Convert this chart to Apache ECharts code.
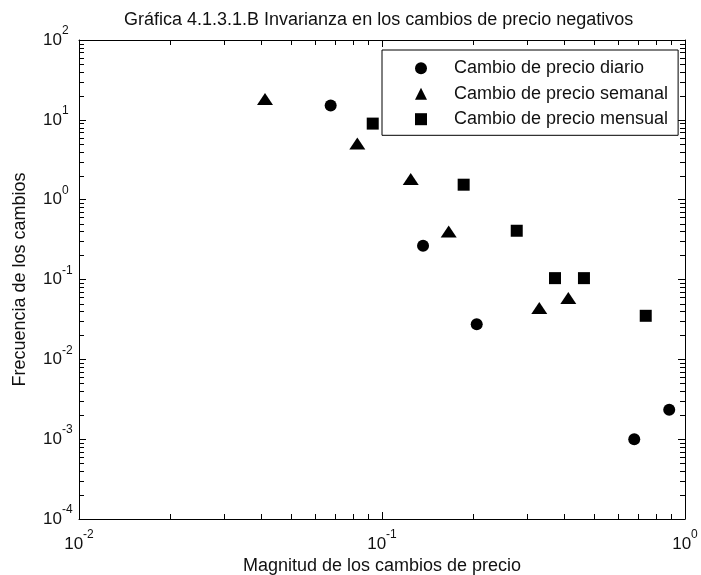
<!DOCTYPE html>
<html>
<head>
<meta charset="utf-8">
<script src="https://cdn.jsdelivr.net/npm/echarts@6/dist/echarts.min.js"></script>
<style>
  html, body { margin: 0; padding: 0; background: #ffffff; }
  #chart { width: 701px; height: 575px; }
</style>
</head>
<body>
<div id="chart"></div>
<script>
// Magnitude of price changes (x) against frequency (y), one list per horizon
const diarioX  = [0.0677, 0.1366, 0.2054, 0.680, 0.887];
const diarioY  = [15.1, 0.265, 0.0276, 0.0010, 0.00233];
const semanalX = [0.0411, 0.0829, 0.1244, 0.166, 0.3304, 0.412];
const semanalY = [18.3, 5.04, 1.82, 0.40, 0.0438, 0.0585];
const mensualX = [0.0932, 0.186, 0.2784, 0.3724, 0.464, 0.742];
const mensualY = [8.97, 1.54, 0.408, 0.104, 0.104, 0.0351];

const seriesNames = [
  'Cambio de precio diario',
  'Cambio de precio semanal',
  'Cambio de precio mensual'
];

// Log-axis limits and the minor tick values between decades
const xRange = [0.01, 1];
const yRange = [0.0001, 100];
const xMinorTicks = [0.02, 0.03, 0.04, 0.05, 0.06, 0.07, 0.08, 0.09,
                     0.2, 0.3, 0.4, 0.5, 0.6, 0.7, 0.8, 0.9];
const yMinorTicks = [0.0002, 0.0003, 0.0004, 0.0005, 0.0006, 0.0007, 0.0008, 0.0009,
                     0.002, 0.003, 0.004, 0.005, 0.006, 0.007, 0.008, 0.009,
                     0.02, 0.03, 0.04, 0.05, 0.06, 0.07, 0.08, 0.09,
                     0.2, 0.3, 0.4, 0.5, 0.6, 0.7, 0.8, 0.9,
                     2, 3, 4, 5, 6, 7, 8, 9,
                     20, 30, 40, 50, 60, 70, 80, 90];

const FONT = "'Liberation Sans', Arial, sans-serif";
const AXIS_COLOR = '#000000';
const TEXT_COLOR = '#111111';
const MAJOR_LEN = 7;
const MINOR_LEN = 5;

function zip(xs, ys) { return xs.map((x, i) => [x, ys[i]]); }

// "10" with a raised exponent
function powerLabel(value) {
  const e = Math.round(Math.log10(value));
  return '{b|10}{e|' + e + '}';
}
const powerRich = {
  b: { fontFamily: FONT, fontSize: 17, color: TEXT_COLOR, lineHeight: 30, verticalAlign: 'middle' },
  e: { fontFamily: FONT, fontSize: 12, color: TEXT_COLOR, lineHeight: 12, verticalAlign: 'top' }
};

function logAxis(range, position, split, showLabels, extra) {
  return Object.assign({
    type: 'log',
    logBase: 10,
    min: range[0],
    max: range[1],
    splitNumber: split,
    position: position,
    axisLine: { show: true, onZero: false, lineStyle: { color: AXIS_COLOR, width: 1 } },
    axisTick: { show: true, inside: true, length: MAJOR_LEN, lineStyle: { color: AXIS_COLOR, width: 1 } },
    splitLine: { show: false },
    minorTick: { show: false },
    axisLabel: { show: showLabels }
  }, extra || {});
}

const markerStyle = { color: '#000000', opacity: 1 };

const chart = echarts.init(document.getElementById('chart'), null, { renderer: 'canvas' });

chart.setOption({
  animation: false,
  backgroundColor: '#ffffff',
  textStyle: { fontFamily: FONT },
  title: {
    text: 'Gráfica 4.1.3.1.B Invarianza en los cambios de precio negativos',
    left: 124,
    top: 11,
    padding: 0,
    textStyle: { fontFamily: FONT, fontSize: 18, fontWeight: 'normal', color: TEXT_COLOR, lineHeight: 18 }
  },
  grid: { left: 79, right: 16, top: 40, bottom: 56, containLabel: false, outerBoundsMode: 'none' },
  legend: {
    orient: 'vertical',
    left: 382,
    top: 50,
    padding: [9.2, 10, 7.1, 33],
    itemGap: 7.5,
    itemWidth: 12,
    itemHeight: 12,
    borderColor: '#000000',
    borderWidth: 1,
    backgroundColor: '#ffffff',
    selectedMode: false,
    data: [
      { name: seriesNames[0], icon: 'circle' },
      { name: seriesNames[1], icon: 'triangle' },
      { name: seriesNames[2], icon: 'rect' }
    ],
    itemStyle: { opacity: 1 },
    formatter: name => '{t|' + name + '}',
    textStyle: {
      rich: { t: { fontFamily: FONT, fontSize: 18, color: TEXT_COLOR, lineHeight: 12, padding: [0, 0, 0, 22] } }
    }
  },
  xAxis: [
    logAxis(xRange, 'bottom', 2, true, {
      name: 'Magnitud de los cambios de precio',
      nameLocation: 'middle',
      nameGap: 38,
      nameTextStyle: { fontFamily: FONT, fontSize: 18, color: TEXT_COLOR, lineHeight: 18 },
      axisLabel: { show: true, margin: 10, formatter: powerLabel, rich: powerRich,
                   showMinLabel: true, showMaxLabel: true, hideOverlap: false }
    }),
    logAxis(xRange, 'top', 2, false)
  ],
  yAxis: [
    logAxis(yRange, 'left', 6, true, {
      name: 'Frecuencia de los cambios',
      nameLocation: 'middle',
      nameGap: 50,
      nameTextStyle: { fontFamily: FONT, fontSize: 18, color: TEXT_COLOR, lineHeight: 18 },
      axisLabel: { show: true, margin: 36, align: 'left', formatter: powerLabel, rich: powerRich,
                   showMinLabel: true, showMaxLabel: true, hideOverlap: false }
    }),
    logAxis(yRange, 'right', 6, false)
  ],
  series: [
    {
      name: seriesNames[0], type: 'scatter', symbol: 'circle', symbolSize: 12,
      itemStyle: markerStyle, data: zip(diarioX, diarioY), z: 5
    },
    {
      name: seriesNames[1], type: 'scatter', symbol: 'triangle', symbolSize: [16, 12],
      itemStyle: markerStyle, data: zip(semanalX, semanalY), z: 5
    },
    {
      name: seriesNames[2], type: 'scatter', symbol: 'rect', symbolSize: 12,
      itemStyle: markerStyle, data: zip(mensualX, mensualY), z: 5
    }
  ]
});

// Minor ticks on all four sides of the box, placed through the axes' log scales
function drawMinorTicks() {
  const finder = { xAxisIndex: 0, yAxisIndex: 0 };
  const corner0 = chart.convertToPixel(finder, [xRange[0], yRange[0]]);
  const corner1 = chart.convertToPixel(finder, [xRange[1], yRange[1]]);
  const left = corner0[0], bottom = corner0[1], right = corner1[0], top = corner1[1];
  const stroke = { stroke: AXIS_COLOR, lineWidth: 1 };
  const els = [];
  xMinorTicks.forEach(v => {
    const px = Math.round(chart.convertToPixel(finder, [v, yRange[0]])[0]) + 0.5;
    els.push({ type: 'line', z: 100, silent: true,
               shape: { x1: px, y1: bottom, x2: px, y2: bottom - MINOR_LEN }, style: stroke });
    els.push({ type: 'line', z: 100, silent: true,
               shape: { x1: px, y1: top, x2: px, y2: top + MINOR_LEN }, style: stroke });
  });
  yMinorTicks.forEach(v => {
    const py = Math.round(chart.convertToPixel(finder, [xRange[0], v])[1]) + 0.5;
    els.push({ type: 'line', z: 100, silent: true,
               shape: { x1: left, y1: py, x2: left + MINOR_LEN, y2: py }, style: stroke });
    els.push({ type: 'line', z: 100, silent: true,
               shape: { x1: right, y1: py, x2: right - MINOR_LEN, y2: py }, style: stroke });
  });
  chart.setOption({ graphic: els });
}
drawMinorTicks();
</script>
</body>
</html>
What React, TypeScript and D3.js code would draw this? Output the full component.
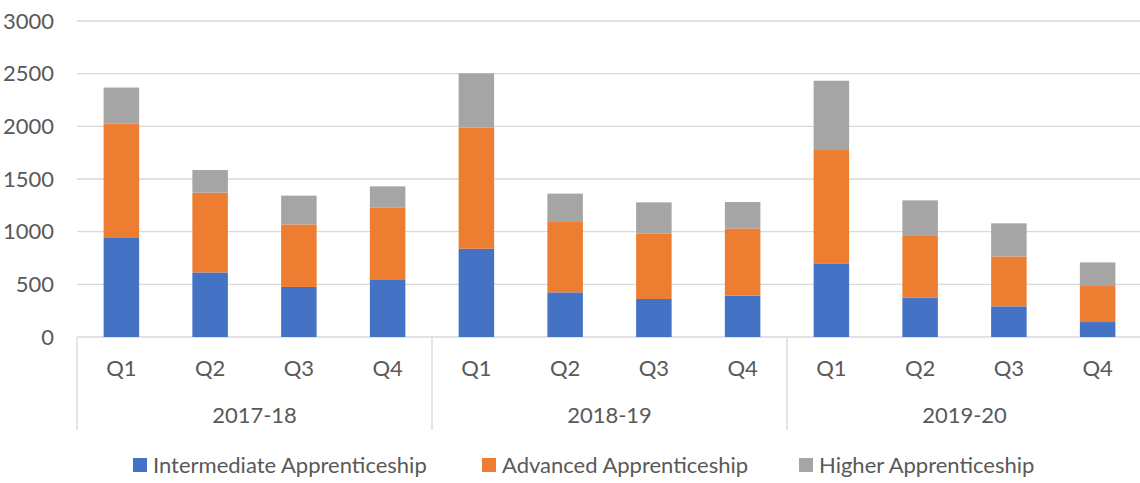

○ ○ ○

Objective
Transcribe the whole listing, character for character, but not its images.

Task answer
Convert this chart to Apache ECharts code.
<!DOCTYPE html>
<html>
<head>
<meta charset="utf-8">
<script src="https://cdn.jsdelivr.net/npm/echarts@6/dist/echarts.min.js"></script>
<style>
  html, body { margin: 0; padding: 0; background: #ffffff; }
  #chart { width: 701px; height: 575px; }
</style>
</head>
<body>
<div id="chart"></div>
<script>
// Magnitude of price changes (x) against frequency (y), one list per horizon
const diarioX  = [0.0677, 0.1366, 0.2054, 0.680, 0.887];
const diarioY  = [15.1, 0.265, 0.0276, 0.0010, 0.00233];
const semanalX = [0.0411, 0.0829, 0.1244, 0.166, 0.3304, 0.412];
const semanalY = [18.3, 5.04, 1.82, 0.40, 0.0438, 0.0585];
const mensualX = [0.0932, 0.186, 0.2784, 0.3724, 0.464, 0.742];
const mensualY = [8.97, 1.54, 0.408, 0.104, 0.104, 0.0351];

const seriesNames = [
  'Cambio de precio diario',
  'Cambio de precio semanal',
  'Cambio de precio mensual'
];

// Log-axis limits and the minor tick values between decades
const xRange = [0.01, 1];
const yRange = [0.0001, 100];
const xMinorTicks = [0.02, 0.03, 0.04, 0.05, 0.06, 0.07, 0.08, 0.09,
                     0.2, 0.3, 0.4, 0.5, 0.6, 0.7, 0.8, 0.9];
const yMinorTicks = [0.0002, 0.0003, 0.0004, 0.0005, 0.0006, 0.0007, 0.0008, 0.0009,
                     0.002, 0.003, 0.004, 0.005, 0.006, 0.007, 0.008, 0.009,
                     0.02, 0.03, 0.04, 0.05, 0.06, 0.07, 0.08, 0.09,
                     0.2, 0.3, 0.4, 0.5, 0.6, 0.7, 0.8, 0.9,
                     2, 3, 4, 5, 6, 7, 8, 9,
                     20, 30, 40, 50, 60, 70, 80, 90];

const FONT = "'Liberation Sans', Arial, sans-serif";
const AXIS_COLOR = '#000000';
const TEXT_COLOR = '#111111';
const MAJOR_LEN = 7;
const MINOR_LEN = 5;

function zip(xs, ys) { return xs.map((x, i) => [x, ys[i]]); }

// "10" with a raised exponent
function powerLabel(value) {
  const e = Math.round(Math.log10(value));
  return '{b|10}{e|' + e + '}';
}
const powerRich = {
  b: { fontFamily: FONT, fontSize: 17, color: TEXT_COLOR, lineHeight: 30, verticalAlign: 'middle' },
  e: { fontFamily: FONT, fontSize: 12, color: TEXT_COLOR, lineHeight: 12, verticalAlign: 'top' }
};

function logAxis(range, position, split, showLabels, extra) {
  return Object.assign({
    type: 'log',
    logBase: 10,
    min: range[0],
    max: range[1],
    splitNumber: split,
    position: position,
    axisLine: { show: true, onZero: false, lineStyle: { color: AXIS_COLOR, width: 1 } },
    axisTick: { show: true, inside: true, length: MAJOR_LEN, lineStyle: { color: AXIS_COLOR, width: 1 } },
    splitLine: { show: false },
    minorTick: { show: false },
    axisLabel: { show: showLabels }
  }, extra || {});
}

const markerStyle = { color: '#000000', opacity: 1 };

const chart = echarts.init(document.getElementById('chart'), null, { renderer: 'canvas' });

chart.setOption({
  animation: false,
  backgroundColor: '#ffffff',
  textStyle: { fontFamily: FONT },
  title: {
    text: 'Gráfica 4.1.3.1.B Invarianza en los cambios de precio negativos',
    left: 124,
    top: 11,
    padding: 0,
    textStyle: { fontFamily: FONT, fontSize: 18, fontWeight: 'normal', color: TEXT_COLOR, lineHeight: 18 }
  },
  grid: { left: 79, right: 16, top: 40, bottom: 56, containLabel: false, outerBoundsMode: 'none' },
  legend: {
    orient: 'vertical',
    left: 382,
    top: 50,
    padding: [9.2, 10, 7.1, 33],
    itemGap: 7.5,
    itemWidth: 12,
    itemHeight: 12,
    borderColor: '#000000',
    borderWidth: 1,
    backgroundColor: '#ffffff',
    selectedMode: false,
    data: [
      { name: seriesNames[0], icon: 'circle' },
      { name: seriesNames[1], icon: 'triangle' },
      { name: seriesNames[2], icon: 'rect' }
    ],
    itemStyle: { opacity: 1 },
    formatter: name => '{t|' + name + '}',
    textStyle: {
      rich: { t: { fontFamily: FONT, fontSize: 18, color: TEXT_COLOR, lineHeight: 12, padding: [0, 0, 0, 22] } }
    }
  },
  xAxis: [
    logAxis(xRange, 'bottom', 2, true, {
      name: 'Magnitud de los cambios de precio',
      nameLocation: 'middle',
      nameGap: 38,
      nameTextStyle: { fontFamily: FONT, fontSize: 18, color: TEXT_COLOR, lineHeight: 18 },
      axisLabel: { show: true, margin: 10, formatter: powerLabel, rich: powerRich,
                   showMinLabel: true, showMaxLabel: true, hideOverlap: false }
    }),
    logAxis(xRange, 'top', 2, false)
  ],
  yAxis: [
    logAxis(yRange, 'left', 6, true, {
      name: 'Frecuencia de los cambios',
      nameLocation: 'middle',
      nameGap: 50,
      nameTextStyle: { fontFamily: FONT, fontSize: 18, color: TEXT_COLOR, lineHeight: 18 },
      axisLabel: { show: true, margin: 36, align: 'left', formatter: powerLabel, rich: powerRich,
                   showMinLabel: true, showMaxLabel: true, hideOverlap: false }
    }),
    logAxis(yRange, 'right', 6, false)
  ],
  series: [
    {
      name: seriesNames[0], type: 'scatter', symbol: 'circle', symbolSize: 12,
      itemStyle: markerStyle, data: zip(diarioX, diarioY), z: 5
    },
    {
      name: seriesNames[1], type: 'scatter', symbol: 'triangle', symbolSize: [16, 12],
      itemStyle: markerStyle, data: zip(semanalX, semanalY), z: 5
    },
    {
      name: seriesNames[2], type: 'scatter', symbol: 'rect', symbolSize: 12,
      itemStyle: markerStyle, data: zip(mensualX, mensualY), z: 5
    }
  ]
});

// Minor ticks on all four sides of the box, placed through the axes' log scales
function drawMinorTicks() {
  const finder = { xAxisIndex: 0, yAxisIndex: 0 };
  const corner0 = chart.convertToPixel(finder, [xRange[0], yRange[0]]);
  const corner1 = chart.convertToPixel(finder, [xRange[1], yRange[1]]);
  const left = corner0[0], bottom = corner0[1], right = corner1[0], top = corner1[1];
  const stroke = { stroke: AXIS_COLOR, lineWidth: 1 };
  const els = [];
  xMinorTicks.forEach(v => {
    const px = Math.round(chart.convertToPixel(finder, [v, yRange[0]])[0]) + 0.5;
    els.push({ type: 'line', z: 100, silent: true,
               shape: { x1: px, y1: bottom, x2: px, y2: bottom - MINOR_LEN }, style: stroke });
    els.push({ type: 'line', z: 100, silent: true,
               shape: { x1: px, y1: top, x2: px, y2: top + MINOR_LEN }, style: stroke });
  });
  yMinorTicks.forEach(v => {
    const py = Math.round(chart.convertToPixel(finder, [xRange[0], v])[1]) + 0.5;
    els.push({ type: 'line', z: 100, silent: true,
               shape: { x1: left, y1: py, x2: left + MINOR_LEN, y2: py }, style: stroke });
    els.push({ type: 'line', z: 100, silent: true,
               shape: { x1: right, y1: py, x2: right - MINOR_LEN, y2: py }, style: stroke });
  });
  chart.setOption({ graphic: els });
}
drawMinorTicks();
</script>
</body>
</html>
What React, TypeScript and D3.js code would draw this? Output the full component.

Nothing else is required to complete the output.